The Flag of His Country is a 1910 American silent short drama film produced by the Thanhouser Company. The patriotic film focuses on a man aptly named Walter North who sides with the Union in the American Civil War, while his wife sides with the Confederacy. The family is reunited thirty years later at a Grand Army of the Republic reunion through the actions of their grandchild. Little is known about the production and cast of the film, but the role of granddaughter was played by Marie Eline. Released on July 1, 1910, the film took place within living memory of the war and a reviewer in The Moving Picture World noted that the film would not offend its audience members.

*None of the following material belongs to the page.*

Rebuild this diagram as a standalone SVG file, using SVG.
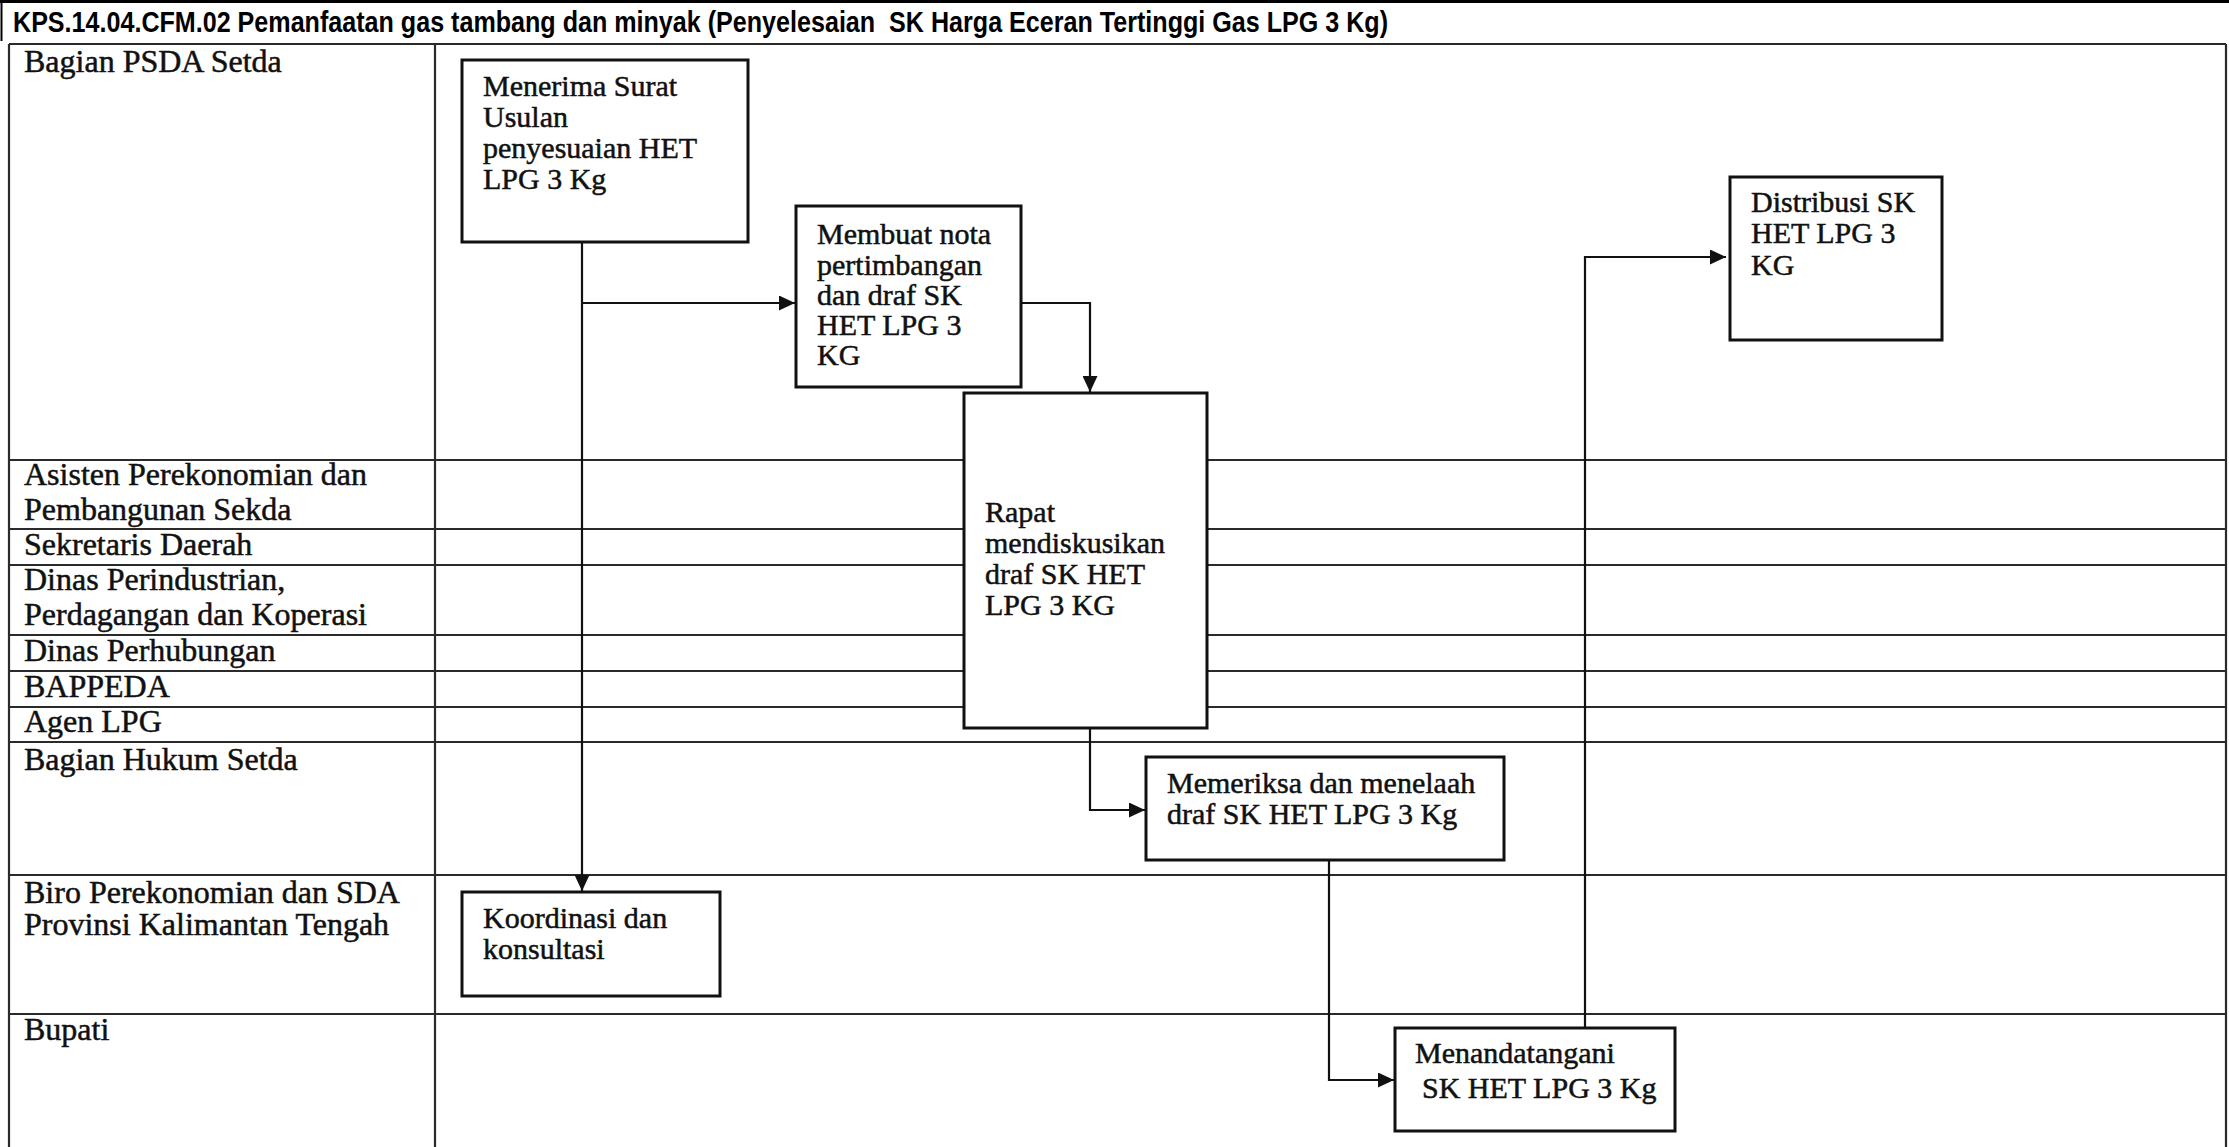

The film is presumed lost.

== Plot ==
Though the film is presumed lost, a synopsis survives in The Moving Picture World from July 2, 1910. It states: "Walter North is a New York man, married to a Southern girl. At the opening of the play their baby daughter is christened, and the young couple is living happily in their home in Baltimore. This is in 1861, the opening of the Civil War. At the first rumors of hostilities, Mrs. North's brother enlisted in the ranks of the Confederacy. When North refuses to follow his example, and casts his lot with the Union army, his wife bids him good-bye forever. She asked him to choose between his flag and her. He salutes Old Glory, and goes to war. Four years later when he returns he finds his old home deserted, and although he tries in every way to discover the whereabouts of his wife and child he is unsuccessful. He moves to a northern home and there becomes commander of a Grand Army of the Republic post. Mrs. North, who believed that her husband was killed in the war, comes North with her brother and her little grandchild to attend the reunion of the Confederate veterans and the Grand Army of the Republic. While out working with her grandmother, the little girl is lost, and is picked up by North on his way to attend the reunion. Through the police the grandmother and uncle are notified of the whereabouts of the child, and when they come to claim her at the Grand Army of the Republic post, there are mutual recognitions, and Mr. and Mrs. North are reunited. There is but one flag now, the blue and the gray clasp hands beneath its folds."

== Production ==
The writer of the scenario is unknown, but it was most likely Lloyd Lonergan. Lonergan was an experienced newspaperman employed by The New York Evening World while writing scripts for the Thanhouser productions. He was the most important script writer for Thanhouser, averaging 200 scripts a year from 1910 to 1915. The film director is unknown, but it may have been Barry O'Neil. Bowers does not attribute a cameraman for this production, but two possible candidates exist. Blair Smith was the first cameraman of the Thanhouser company, but he was soon joined by Carl Louis Gregory who had years of experience as a still and motion picture photographer. The role of the cameraman was uncredited in 1910 productions. The only credit known for the cast is that of Marie Eline in the role of the granddaughter. Other members cast may have included the other leading players of the Thanhouser productions, Anna Rosemond, Frank H. Crane and Violet Heming. Bowers states that most of the credits are fragmentary for 1910 Thanhouser productions.

== Release ==
The single reel drama, approximately 1,000 feet long, was released on July 1, 1910. An article in The Moving Picture World gave a positive review, but recognized that the tensions amongst the Union and Confederate states of the Civil War could pose a concern for viewers and stated that no offense will come from the showing of this patriotic picture. The reviewer said that it would please American audiences and foreign ones as well. This possibility of an audience taking offense over the content of the picture was a reasonable one because the film was within living memory. The movement and influence of members in the Grand Army of the Republic was strong and memberships still exceeded 200,000 persons in 1910. A review by The New York Dramatic Mirror stated, "This is a sure enough 'classy' picture, full of human feeling and good acting. It is one of the kind that is giving the Thanhouser people the fine reputation they are gaining. ... The picture is strongly effective." One advertisement billed the film as a patriotic masterpiece and would have musical accompaniment by the vaudeville musician Etta Hyland.